Even Joele Frank, a financial publicist who has long advocated waging war on activists, has mellowed out on the topic.

“The biggest change I’ve seen in my practice is there is positive dialogue between the activist and the company for a settlement,” she told the group.

The Wisdom of Leo Strine

For lawyers in particular, one major draw of the conference is the chance to mingle with judges from Delaware, the corporate home for the vast majority of American companies.

And in particular, that means hearing from the most quotable of them all: Leo E. Strine Jr., the chief justice of Delaware’s Supreme Court.

Mr. Strine is widely regarded as one of the sharpest minds on the Delaware bench, and almost certainly its sharpest wit.

At the Roosevelt, he displayed the offbeat humor that laces his judicial opinions. He described one legally dubious situation as having a smell that was “not Bourbon Street when you’re having fun, but Bourbon Street the next morning.”

Not all was sunshine at the Tulane conference, whether with the mercurial New Orleans weather or with the outlook on transactions.

Panelists pointed to the rise of economic nationalism as a potential dampener on mergers. Both the Brunswick survey and Mr. Simon, of JPMorgan, cited a likely drop in offers for American companies by Chinese and Russian bidders.

Then there was the prospect that the Republicans’ failure to pass a replacement for Obama-era health care regulations made a sweeping tax law overhaul less likely. Some deal makers feared that the issues on which they most want to see reform — corporate tax rates and the taxation of sales made abroad and then brought back to the United States — could end up felled by political gridlock.

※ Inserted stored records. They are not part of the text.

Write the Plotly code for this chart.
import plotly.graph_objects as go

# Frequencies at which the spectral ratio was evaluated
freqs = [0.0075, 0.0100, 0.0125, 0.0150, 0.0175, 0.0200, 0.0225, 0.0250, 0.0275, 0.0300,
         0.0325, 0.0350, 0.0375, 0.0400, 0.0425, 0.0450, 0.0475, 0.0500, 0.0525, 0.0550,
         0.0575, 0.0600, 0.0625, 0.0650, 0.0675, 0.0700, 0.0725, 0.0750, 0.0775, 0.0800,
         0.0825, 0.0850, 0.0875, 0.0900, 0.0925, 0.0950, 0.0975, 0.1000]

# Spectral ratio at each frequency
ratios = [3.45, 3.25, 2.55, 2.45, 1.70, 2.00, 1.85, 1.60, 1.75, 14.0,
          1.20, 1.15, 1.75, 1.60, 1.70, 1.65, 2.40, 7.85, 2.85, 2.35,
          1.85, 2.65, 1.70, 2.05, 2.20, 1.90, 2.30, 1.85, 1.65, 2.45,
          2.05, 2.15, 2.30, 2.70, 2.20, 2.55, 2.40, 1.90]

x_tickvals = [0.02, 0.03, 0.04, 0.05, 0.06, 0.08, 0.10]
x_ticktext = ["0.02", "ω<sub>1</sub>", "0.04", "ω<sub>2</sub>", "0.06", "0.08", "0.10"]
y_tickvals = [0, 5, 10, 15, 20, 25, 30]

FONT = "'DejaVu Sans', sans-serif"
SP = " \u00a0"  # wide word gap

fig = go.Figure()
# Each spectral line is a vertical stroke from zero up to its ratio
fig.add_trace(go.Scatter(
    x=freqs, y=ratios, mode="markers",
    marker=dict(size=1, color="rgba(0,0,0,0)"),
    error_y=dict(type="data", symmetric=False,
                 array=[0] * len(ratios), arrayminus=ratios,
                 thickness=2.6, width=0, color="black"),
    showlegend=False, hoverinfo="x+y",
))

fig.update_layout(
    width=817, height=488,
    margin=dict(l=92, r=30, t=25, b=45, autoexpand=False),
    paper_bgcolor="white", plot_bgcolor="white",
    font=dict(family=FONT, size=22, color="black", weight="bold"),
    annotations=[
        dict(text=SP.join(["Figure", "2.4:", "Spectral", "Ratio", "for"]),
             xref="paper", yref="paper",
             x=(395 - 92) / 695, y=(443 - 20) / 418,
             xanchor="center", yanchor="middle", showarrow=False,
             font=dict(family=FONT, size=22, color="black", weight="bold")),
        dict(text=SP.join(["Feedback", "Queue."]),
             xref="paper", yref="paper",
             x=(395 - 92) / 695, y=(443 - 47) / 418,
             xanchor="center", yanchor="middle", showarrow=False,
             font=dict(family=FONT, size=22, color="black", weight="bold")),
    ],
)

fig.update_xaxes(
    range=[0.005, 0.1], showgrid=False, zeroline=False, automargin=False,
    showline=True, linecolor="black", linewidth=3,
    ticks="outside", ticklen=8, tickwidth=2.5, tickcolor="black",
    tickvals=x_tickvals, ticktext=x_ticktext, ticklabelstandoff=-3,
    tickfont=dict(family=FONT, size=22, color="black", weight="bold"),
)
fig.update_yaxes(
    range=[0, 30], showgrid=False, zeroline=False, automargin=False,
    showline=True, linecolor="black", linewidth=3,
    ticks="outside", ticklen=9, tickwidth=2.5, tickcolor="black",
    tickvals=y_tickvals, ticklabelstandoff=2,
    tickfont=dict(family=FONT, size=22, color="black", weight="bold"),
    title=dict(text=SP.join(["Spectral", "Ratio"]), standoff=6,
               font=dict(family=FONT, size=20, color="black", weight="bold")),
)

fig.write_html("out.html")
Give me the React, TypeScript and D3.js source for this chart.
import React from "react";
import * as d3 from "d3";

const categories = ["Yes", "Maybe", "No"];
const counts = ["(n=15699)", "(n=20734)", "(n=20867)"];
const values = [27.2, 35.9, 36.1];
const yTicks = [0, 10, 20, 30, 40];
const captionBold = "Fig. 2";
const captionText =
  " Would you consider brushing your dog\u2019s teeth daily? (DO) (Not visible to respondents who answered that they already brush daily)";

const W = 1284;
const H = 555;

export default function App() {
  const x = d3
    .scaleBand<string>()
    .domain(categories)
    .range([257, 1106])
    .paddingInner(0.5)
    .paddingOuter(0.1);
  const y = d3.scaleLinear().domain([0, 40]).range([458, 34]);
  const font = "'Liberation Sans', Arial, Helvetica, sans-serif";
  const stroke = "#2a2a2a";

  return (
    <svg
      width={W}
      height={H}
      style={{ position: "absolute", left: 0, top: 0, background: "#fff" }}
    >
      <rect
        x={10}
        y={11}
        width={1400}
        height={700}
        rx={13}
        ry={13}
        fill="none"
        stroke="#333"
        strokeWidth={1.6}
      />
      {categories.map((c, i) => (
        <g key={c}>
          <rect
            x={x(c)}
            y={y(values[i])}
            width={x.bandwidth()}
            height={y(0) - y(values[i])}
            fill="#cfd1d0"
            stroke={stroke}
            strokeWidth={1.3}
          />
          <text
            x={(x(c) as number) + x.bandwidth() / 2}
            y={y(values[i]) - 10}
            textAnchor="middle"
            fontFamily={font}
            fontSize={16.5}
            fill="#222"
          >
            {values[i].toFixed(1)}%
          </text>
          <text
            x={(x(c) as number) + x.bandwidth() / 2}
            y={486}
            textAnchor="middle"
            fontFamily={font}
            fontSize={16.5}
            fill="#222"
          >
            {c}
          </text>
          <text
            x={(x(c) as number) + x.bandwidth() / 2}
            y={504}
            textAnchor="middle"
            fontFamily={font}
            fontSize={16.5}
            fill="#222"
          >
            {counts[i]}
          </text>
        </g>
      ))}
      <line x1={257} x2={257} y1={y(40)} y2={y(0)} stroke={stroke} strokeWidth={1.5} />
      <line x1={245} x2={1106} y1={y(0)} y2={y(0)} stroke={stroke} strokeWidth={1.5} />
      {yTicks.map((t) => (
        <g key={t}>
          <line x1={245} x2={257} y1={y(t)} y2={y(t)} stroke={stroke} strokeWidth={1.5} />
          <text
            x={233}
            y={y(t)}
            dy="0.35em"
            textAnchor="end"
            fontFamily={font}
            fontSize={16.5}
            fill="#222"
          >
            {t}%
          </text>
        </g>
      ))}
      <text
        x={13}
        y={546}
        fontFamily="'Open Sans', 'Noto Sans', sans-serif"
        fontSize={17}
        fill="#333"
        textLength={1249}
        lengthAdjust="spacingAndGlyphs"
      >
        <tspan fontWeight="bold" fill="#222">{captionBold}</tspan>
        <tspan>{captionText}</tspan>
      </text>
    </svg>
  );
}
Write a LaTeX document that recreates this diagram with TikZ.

“Post-heath care, we have to consider a number of scenarios, one of which is that nothing happens,” said Eileen T. Nugent of the law firm Skadden, Arps, Slate, Meagher & Flom.

And finally, there is Mr. Trump himself, and his brand of economic populism.

Merger proposals that would lead to big job cuts would be unlikely to go anywhere, George R. Bason Jr. of the law firm Davis Polk & Wardwell said, calling such layoffs “a tragedy for a lot of people.”